Still, despite a subtitle suggesting voyages into the heart of a country, “Mexican Days” is really a voyage into the heart of its author. Perhaps it is because Mr. Cohan’s experiences are mainly solitary ones — the people he does approach and interact with are, for the most part, friends, other expatriates, and not necessarily ordinary Mexican people; he typically enters a place, explores it, describes it, and moves on — the narrative has a quiet, superficial quality.

The writer is uneasy, restless, longing to be in motion, and we learn that travel is an antidote to all of this: “I experienced these journeys less as a catalog of attractions than as a succession of illuminations, discoveries, and encounters with a necessary Other — myself, of course, in new guises, revealed in reflection off the alien surfaces travel provides.”
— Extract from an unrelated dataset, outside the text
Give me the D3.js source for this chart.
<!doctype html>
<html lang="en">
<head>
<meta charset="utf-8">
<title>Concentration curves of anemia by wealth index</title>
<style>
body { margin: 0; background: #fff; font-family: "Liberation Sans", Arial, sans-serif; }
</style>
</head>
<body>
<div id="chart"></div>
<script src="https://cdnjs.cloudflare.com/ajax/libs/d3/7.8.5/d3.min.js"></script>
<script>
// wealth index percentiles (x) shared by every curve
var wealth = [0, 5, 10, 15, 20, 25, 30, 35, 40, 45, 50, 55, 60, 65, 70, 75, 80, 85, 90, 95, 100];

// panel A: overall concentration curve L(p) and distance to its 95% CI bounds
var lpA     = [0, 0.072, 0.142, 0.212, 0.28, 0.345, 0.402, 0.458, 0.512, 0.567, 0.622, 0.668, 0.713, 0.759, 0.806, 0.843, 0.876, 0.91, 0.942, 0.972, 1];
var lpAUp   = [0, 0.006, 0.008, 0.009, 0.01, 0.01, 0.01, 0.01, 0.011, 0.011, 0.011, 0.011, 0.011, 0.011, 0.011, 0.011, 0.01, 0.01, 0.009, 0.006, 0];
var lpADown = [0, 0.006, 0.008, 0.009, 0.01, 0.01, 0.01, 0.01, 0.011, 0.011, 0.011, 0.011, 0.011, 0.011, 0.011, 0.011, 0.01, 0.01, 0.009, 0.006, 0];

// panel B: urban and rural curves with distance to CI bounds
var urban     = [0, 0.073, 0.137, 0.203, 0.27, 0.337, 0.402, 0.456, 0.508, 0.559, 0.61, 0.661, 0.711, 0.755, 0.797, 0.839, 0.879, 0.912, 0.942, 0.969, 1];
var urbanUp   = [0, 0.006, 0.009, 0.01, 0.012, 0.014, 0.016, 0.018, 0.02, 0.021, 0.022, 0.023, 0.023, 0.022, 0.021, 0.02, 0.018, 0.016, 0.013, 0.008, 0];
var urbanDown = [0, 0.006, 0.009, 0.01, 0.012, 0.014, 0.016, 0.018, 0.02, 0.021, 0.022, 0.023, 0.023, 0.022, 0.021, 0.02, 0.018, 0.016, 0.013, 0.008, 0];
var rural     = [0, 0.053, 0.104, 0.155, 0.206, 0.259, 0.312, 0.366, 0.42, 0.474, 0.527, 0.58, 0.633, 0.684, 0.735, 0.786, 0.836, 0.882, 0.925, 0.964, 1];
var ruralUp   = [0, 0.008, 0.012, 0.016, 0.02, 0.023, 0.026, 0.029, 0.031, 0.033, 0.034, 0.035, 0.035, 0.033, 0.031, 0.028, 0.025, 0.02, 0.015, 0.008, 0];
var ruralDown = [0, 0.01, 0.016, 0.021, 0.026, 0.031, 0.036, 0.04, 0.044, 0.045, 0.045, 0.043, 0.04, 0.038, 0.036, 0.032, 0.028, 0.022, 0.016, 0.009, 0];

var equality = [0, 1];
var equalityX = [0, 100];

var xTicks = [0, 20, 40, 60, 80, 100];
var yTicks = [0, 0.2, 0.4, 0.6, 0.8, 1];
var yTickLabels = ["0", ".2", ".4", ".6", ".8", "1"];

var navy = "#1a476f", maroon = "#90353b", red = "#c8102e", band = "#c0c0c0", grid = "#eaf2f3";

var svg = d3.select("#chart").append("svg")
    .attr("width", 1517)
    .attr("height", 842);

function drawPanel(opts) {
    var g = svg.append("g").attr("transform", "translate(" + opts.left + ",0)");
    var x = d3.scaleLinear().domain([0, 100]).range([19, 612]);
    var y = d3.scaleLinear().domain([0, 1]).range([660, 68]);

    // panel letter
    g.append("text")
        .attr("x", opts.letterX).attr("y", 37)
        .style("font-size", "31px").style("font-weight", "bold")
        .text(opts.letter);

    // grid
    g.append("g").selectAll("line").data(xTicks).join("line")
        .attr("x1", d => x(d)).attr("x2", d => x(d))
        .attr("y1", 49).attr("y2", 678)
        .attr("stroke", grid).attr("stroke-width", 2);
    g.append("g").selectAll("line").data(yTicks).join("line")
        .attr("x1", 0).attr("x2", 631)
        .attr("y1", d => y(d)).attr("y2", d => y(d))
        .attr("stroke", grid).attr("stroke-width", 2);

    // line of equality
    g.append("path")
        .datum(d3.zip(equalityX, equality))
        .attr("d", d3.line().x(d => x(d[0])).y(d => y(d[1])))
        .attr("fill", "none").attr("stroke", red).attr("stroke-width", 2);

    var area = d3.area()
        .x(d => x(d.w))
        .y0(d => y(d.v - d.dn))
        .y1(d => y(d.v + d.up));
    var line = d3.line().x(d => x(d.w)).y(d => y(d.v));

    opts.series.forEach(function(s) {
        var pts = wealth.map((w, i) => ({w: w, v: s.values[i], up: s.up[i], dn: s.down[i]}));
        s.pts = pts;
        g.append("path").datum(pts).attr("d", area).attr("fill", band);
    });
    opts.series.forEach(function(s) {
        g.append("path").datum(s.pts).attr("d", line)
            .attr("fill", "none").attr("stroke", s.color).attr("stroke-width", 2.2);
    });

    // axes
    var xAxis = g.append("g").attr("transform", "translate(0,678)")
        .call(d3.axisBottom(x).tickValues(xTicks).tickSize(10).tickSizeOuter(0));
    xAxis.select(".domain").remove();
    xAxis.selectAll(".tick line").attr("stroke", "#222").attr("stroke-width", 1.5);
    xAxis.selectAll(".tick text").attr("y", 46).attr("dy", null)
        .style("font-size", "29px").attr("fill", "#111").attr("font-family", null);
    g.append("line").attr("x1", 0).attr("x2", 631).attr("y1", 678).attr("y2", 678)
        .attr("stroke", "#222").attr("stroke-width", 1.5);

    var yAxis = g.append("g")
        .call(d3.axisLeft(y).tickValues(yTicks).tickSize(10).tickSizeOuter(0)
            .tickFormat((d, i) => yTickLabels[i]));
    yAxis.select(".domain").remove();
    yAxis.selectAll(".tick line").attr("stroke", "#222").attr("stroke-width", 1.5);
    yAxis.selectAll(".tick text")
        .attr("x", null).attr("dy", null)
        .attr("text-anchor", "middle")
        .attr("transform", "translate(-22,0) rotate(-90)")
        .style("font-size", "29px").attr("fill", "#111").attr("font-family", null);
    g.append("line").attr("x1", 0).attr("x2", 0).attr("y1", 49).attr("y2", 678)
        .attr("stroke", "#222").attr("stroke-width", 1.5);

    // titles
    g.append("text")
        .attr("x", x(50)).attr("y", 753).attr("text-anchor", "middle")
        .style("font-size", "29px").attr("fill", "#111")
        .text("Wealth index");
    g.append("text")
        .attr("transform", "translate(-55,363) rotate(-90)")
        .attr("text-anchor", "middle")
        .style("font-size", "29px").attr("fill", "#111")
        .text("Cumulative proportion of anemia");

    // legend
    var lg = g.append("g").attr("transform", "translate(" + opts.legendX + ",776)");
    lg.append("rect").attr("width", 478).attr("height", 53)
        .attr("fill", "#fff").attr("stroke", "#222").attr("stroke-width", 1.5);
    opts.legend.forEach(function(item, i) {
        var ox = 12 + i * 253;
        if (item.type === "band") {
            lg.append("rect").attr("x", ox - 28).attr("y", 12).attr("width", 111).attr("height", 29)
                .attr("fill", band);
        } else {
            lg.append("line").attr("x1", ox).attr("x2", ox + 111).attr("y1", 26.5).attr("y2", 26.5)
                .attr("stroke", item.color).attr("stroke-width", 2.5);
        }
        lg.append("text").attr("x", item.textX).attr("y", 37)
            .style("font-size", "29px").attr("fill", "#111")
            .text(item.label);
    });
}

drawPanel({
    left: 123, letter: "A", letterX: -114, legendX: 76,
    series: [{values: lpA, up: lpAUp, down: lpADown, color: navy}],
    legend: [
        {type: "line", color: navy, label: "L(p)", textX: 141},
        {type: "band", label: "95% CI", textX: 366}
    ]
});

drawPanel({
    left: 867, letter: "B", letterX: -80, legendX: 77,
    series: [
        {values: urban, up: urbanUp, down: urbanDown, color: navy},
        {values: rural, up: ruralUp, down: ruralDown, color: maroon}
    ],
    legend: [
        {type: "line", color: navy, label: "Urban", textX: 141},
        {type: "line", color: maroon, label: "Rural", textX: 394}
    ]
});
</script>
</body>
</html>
There’s a touch of pretension in that statement, but more crucially, it poses a question: If travel serves to reintroduce the traveler with his Other, what purpose does the travel narrative serve for its reader? Surely when a book takes on such an inward dimension, when experience functions solely as a fulfillment of some deficiency in the traveler, when the primary encounter becomes the encounter with oneself, the external world remains distant — no matter how visceral the descriptions and haunting the prose.

Sometimes, the inwardness of the narrative is simply a result of missed opportunities. In Oaxaca, Mr. Cohan describes the “lofty, somber cathedral of Santo Domingo,” a structure that “had been rescued and restored, due largely to the efforts of the artist Francisco Toledo,” a man Mr. Cohan calls “the best Mexican artist of his generation” and a man who has done much to preserve the rich cultural heritage of Oaxaca.
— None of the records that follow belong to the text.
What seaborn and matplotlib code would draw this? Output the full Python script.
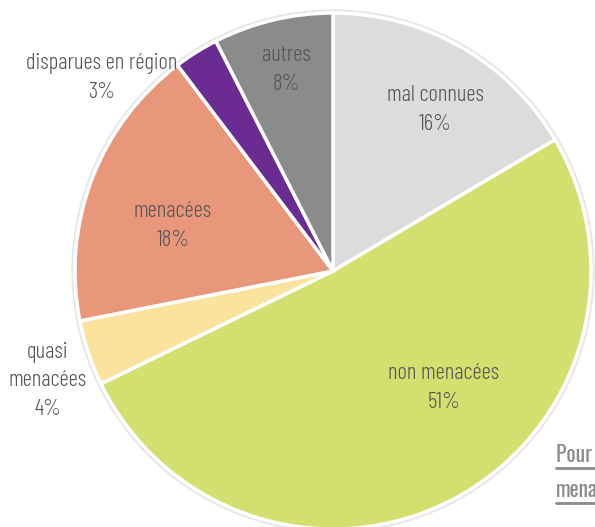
import matplotlib
matplotlib.use("Agg")
import matplotlib.pyplot as plt
import seaborn as sns
from matplotlib.patches import Circle

categories = ["mal connues", "non menacées", "quasi\nmenacées", "menacées", "disparues en région", "autres"]
values = [16.5, 51.3, 4.1, 17.8, 2.8, 7.5]
pct_labels = ["16%", "51%", "4%", "18%", "3%", "8%"]
colors = ["#dcdcdc", "#d3e070", "#fbe39e", "#e9977a", "#6a2b93", "#8b8b8b"]

sns.set_theme(style="white")
plt.rcParams['font.family'] = ['Barlow Condensed', 'DejaVu Sans']

W, H = 595, 527
fig = plt.figure(figsize=(W / 100, H / 100), dpi=100)
ax = fig.add_axes([0, 0, 1, 1])

cx, cy, r = 333, H - 271, 258
ax.add_patch(Circle((cx, cy), r + 1.5, facecolor="none", edgecolor="#e6e6e6", lw=3, zorder=0))
ax.pie(values, colors=colors, startangle=90, counterclock=False, center=(cx, cy), radius=r,
       wedgeprops=dict(edgecolor="white", linewidth=2.5), frame=True)
ax.set_xlim(0, W)
ax.set_ylim(0, H)
ax.axis("off")

# label positions (pixel coords from top)
label_pos = [(435, 110), (444, 388), (48, 381), (173, 226), (102, 78), (286, 70)]
tc = "#555555"
fs = 16.5
for cat, pct, (x, y) in zip(categories, pct_labels, label_pos):
    ax.text(x, H - y, cat + "\n" + pct, ha="center", va="center", color=tc,
            fontsize=fs, fontweight=300, linespacing=1.45)

# clipped footnote bottom-right
for txt, y in [("Pour en savoir plus", 455), ("menacées", 490)]:
    ax.text(556, H - y, txt, ha="left", va="center", color="#8a8a8a", fontsize=15.5,
            family=['Oswald', 'DejaVu Sans'])
    ax.plot([556, 610], [H - y - 13, H - y - 13], color="#8a8a8a", lw=2, clip_on=False)

fig.savefig("out.png", dpi=100)
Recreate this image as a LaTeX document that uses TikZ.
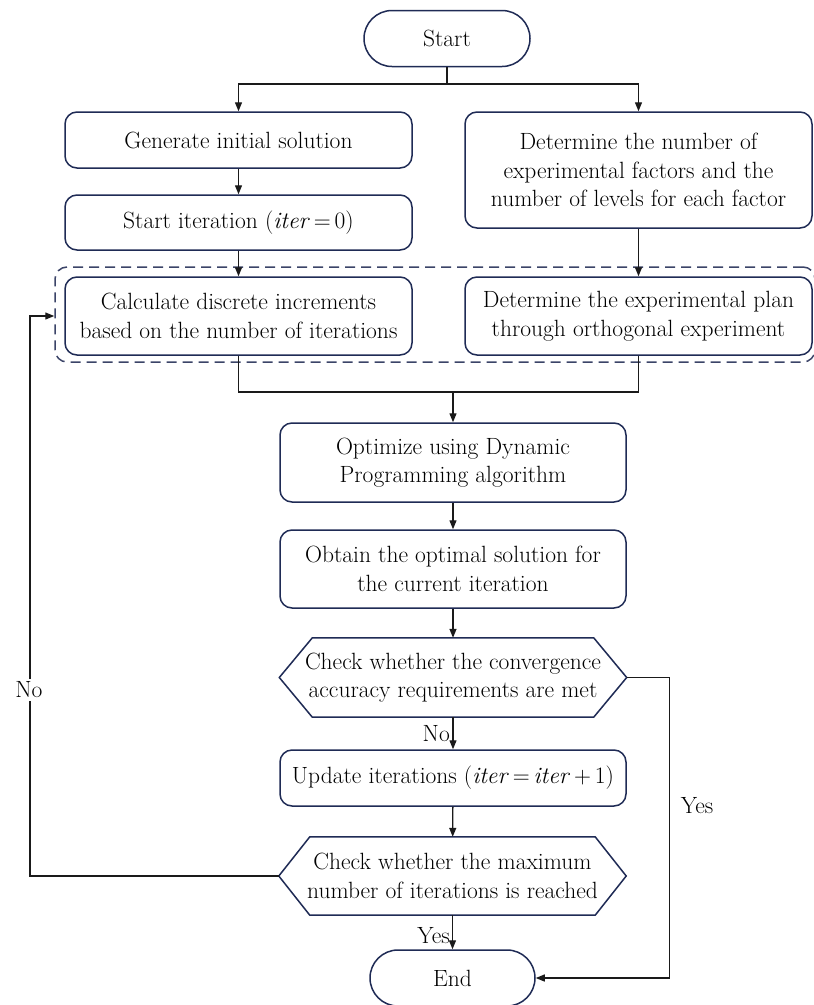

When Mr. Cohan spots the artist, he follows him for a while. We expect an encounter, a conversation attempted, a moment of illumination. Instead, the writer, “wishing him some peace, [veers] off and [takes] a cafe chair beneath the portales.” If only Mr. Cohan had gone up to him! How much richer his story would have been.

When he does find himself among Mexicans, he often sounds a dispirited note, as if the modern world in which he has landed disappoints him. Modernity, global culture, hipness — these seem to be things that Mr. Cohan would not wish upon Mexico. A garden party in Xalapa, where pasta salad and French bread are served alongside chicken with mole sauce, “could have been in San Francisco or Chapel Hill or Austin, Paris or Prague or Buenos Aires.”
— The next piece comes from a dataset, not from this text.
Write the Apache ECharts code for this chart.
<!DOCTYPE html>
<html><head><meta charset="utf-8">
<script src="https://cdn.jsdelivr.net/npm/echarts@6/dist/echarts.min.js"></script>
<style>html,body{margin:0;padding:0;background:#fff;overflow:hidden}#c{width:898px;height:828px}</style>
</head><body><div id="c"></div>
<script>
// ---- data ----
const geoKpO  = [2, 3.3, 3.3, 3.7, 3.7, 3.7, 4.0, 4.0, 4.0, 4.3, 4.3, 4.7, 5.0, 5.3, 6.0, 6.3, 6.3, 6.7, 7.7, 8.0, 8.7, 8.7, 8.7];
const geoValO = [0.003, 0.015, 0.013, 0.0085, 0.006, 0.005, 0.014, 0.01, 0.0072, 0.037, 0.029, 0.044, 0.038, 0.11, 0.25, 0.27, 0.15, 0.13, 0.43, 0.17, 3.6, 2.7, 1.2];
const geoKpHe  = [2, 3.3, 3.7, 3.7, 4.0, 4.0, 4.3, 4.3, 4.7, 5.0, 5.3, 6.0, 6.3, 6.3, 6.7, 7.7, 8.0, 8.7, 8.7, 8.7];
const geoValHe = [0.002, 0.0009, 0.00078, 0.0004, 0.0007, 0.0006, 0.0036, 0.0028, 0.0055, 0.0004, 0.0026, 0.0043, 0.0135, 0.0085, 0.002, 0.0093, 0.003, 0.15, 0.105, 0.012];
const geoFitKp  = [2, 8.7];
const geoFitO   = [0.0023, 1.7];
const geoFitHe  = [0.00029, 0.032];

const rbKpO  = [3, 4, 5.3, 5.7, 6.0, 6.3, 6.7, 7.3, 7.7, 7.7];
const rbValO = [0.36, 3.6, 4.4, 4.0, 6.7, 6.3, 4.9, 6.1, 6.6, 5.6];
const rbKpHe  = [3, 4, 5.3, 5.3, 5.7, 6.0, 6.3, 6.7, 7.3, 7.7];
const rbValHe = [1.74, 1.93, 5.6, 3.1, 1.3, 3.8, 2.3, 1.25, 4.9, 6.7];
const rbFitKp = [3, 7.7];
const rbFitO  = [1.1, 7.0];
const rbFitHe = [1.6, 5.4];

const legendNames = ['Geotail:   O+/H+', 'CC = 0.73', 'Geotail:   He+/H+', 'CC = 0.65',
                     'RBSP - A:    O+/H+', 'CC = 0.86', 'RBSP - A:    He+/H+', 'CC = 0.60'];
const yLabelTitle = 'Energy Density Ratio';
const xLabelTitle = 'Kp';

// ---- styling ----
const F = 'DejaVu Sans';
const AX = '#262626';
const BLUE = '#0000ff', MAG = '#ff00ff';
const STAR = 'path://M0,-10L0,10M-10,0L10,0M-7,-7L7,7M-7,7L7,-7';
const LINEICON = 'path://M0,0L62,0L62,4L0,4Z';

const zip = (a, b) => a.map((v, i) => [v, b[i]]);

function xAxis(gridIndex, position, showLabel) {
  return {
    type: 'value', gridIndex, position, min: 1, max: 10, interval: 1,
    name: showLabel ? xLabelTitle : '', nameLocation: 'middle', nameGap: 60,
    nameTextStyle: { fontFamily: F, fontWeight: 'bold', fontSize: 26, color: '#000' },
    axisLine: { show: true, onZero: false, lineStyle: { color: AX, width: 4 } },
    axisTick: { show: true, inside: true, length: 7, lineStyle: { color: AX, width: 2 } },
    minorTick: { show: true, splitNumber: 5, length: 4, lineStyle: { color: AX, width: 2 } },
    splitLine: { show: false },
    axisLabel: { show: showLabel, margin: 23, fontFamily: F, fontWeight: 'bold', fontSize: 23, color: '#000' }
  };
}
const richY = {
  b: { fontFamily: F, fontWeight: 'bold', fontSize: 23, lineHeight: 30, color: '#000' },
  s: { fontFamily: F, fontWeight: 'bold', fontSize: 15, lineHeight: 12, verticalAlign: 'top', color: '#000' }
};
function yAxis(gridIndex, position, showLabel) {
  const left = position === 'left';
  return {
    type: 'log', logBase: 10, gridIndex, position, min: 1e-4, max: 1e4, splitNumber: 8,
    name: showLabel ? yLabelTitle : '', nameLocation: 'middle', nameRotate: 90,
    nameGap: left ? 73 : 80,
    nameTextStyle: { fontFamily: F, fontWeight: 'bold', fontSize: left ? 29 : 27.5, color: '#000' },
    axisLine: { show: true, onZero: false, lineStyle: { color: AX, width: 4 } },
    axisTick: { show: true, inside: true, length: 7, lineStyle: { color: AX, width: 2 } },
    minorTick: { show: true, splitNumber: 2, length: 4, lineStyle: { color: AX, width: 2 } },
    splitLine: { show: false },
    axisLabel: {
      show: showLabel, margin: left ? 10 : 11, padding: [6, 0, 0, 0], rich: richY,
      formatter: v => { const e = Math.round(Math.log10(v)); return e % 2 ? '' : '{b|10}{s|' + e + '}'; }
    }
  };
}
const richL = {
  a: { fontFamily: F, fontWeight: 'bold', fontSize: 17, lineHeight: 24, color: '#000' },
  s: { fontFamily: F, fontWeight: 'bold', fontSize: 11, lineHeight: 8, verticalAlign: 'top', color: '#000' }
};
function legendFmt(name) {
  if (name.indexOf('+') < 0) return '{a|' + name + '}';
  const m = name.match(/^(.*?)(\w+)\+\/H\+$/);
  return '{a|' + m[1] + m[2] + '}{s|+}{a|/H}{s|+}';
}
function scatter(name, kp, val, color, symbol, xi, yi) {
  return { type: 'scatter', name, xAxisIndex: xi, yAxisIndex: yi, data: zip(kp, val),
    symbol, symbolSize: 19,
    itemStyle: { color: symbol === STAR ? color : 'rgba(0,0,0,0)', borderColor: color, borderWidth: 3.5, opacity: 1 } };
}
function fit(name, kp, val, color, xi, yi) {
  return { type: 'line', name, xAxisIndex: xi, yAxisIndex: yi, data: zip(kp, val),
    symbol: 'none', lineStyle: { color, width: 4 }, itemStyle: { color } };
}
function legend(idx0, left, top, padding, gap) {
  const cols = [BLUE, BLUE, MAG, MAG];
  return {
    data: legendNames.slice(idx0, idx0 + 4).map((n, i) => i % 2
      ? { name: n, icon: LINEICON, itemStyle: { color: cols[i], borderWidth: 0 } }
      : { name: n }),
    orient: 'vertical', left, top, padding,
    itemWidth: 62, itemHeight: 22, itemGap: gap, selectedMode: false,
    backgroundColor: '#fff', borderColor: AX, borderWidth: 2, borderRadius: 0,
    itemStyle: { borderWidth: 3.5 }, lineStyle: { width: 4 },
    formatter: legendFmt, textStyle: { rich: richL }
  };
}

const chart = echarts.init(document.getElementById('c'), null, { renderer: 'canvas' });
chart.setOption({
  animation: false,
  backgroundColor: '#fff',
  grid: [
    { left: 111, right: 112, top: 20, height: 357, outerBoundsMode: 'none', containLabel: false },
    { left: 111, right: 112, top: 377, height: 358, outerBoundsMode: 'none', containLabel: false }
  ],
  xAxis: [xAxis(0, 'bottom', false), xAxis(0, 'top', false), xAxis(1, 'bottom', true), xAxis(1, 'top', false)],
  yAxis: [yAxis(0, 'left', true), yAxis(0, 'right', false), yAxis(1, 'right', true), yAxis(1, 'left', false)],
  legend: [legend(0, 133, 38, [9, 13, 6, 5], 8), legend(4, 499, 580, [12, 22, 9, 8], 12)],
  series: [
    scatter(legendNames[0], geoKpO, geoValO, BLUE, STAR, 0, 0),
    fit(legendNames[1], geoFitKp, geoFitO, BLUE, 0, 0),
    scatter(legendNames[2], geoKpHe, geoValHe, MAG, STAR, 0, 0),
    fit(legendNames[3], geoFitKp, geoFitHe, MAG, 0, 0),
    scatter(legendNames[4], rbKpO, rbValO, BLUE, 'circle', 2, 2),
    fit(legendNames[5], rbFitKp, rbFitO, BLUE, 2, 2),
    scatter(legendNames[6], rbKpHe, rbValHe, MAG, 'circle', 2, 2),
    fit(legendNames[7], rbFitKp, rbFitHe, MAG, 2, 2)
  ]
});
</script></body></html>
At a restaurant in Oaxaca, he is given tostadas with goat cheese; a soup with apple, lime and chicken; and green peppers stuffed with almonds and raisins. “If this was the New Oaxaca,” he writes with a whiff of elitism, “I was beginning to yearn just a little for the Old Oaxaca of mole, grasshoppers, and chocolate.”

Mr. Cohan can bemoan the existence of Wal-Mart and MTV in modern-day Mexico, but the fact remains: Mexicans, at least a great many of them (like their American counterparts), want their Wal-Marts and their music videos. The trick is to discover the authentic amid the mundane.

Last year in Zacatecas, a beautiful colonial city in the northern Mexican highlands, I met a man named Paco, who insisted that I accompany him and his girlfriend one Sunday morning to eat menudo (a delicious soup typically of tripe, chiles, onions and lime) in the neighboring town of Guadalupe. Not far from well-preserved colonial Zacatecas was familiar suburban sprawl: strip malls with Blockbuster Video and a Sam’s Club.

Later, however, in the center of Guadalupe, inside the loud and crowded menuderia, I was plunged amid a timeless scene: Mexican families devouring their menudo, eating their soup, wrapping the morsels of tripe (or spinal cord, in come cases) in piping-hot tortillas. This was the real Mexico.

But so, too, I had to admit, was the strip mall nearby (indeed, after lunch, Paco and his girlfriend wanted to stop off at Blockbuster for their afternoon’s entertainment). One world does not have to take precedence over the other; the two can exist side by side, or perhaps, like layers of a palimpsest, the ghost of the former world ever-present in the current one.

Sudip Bose is senior editor of Preservation magazine.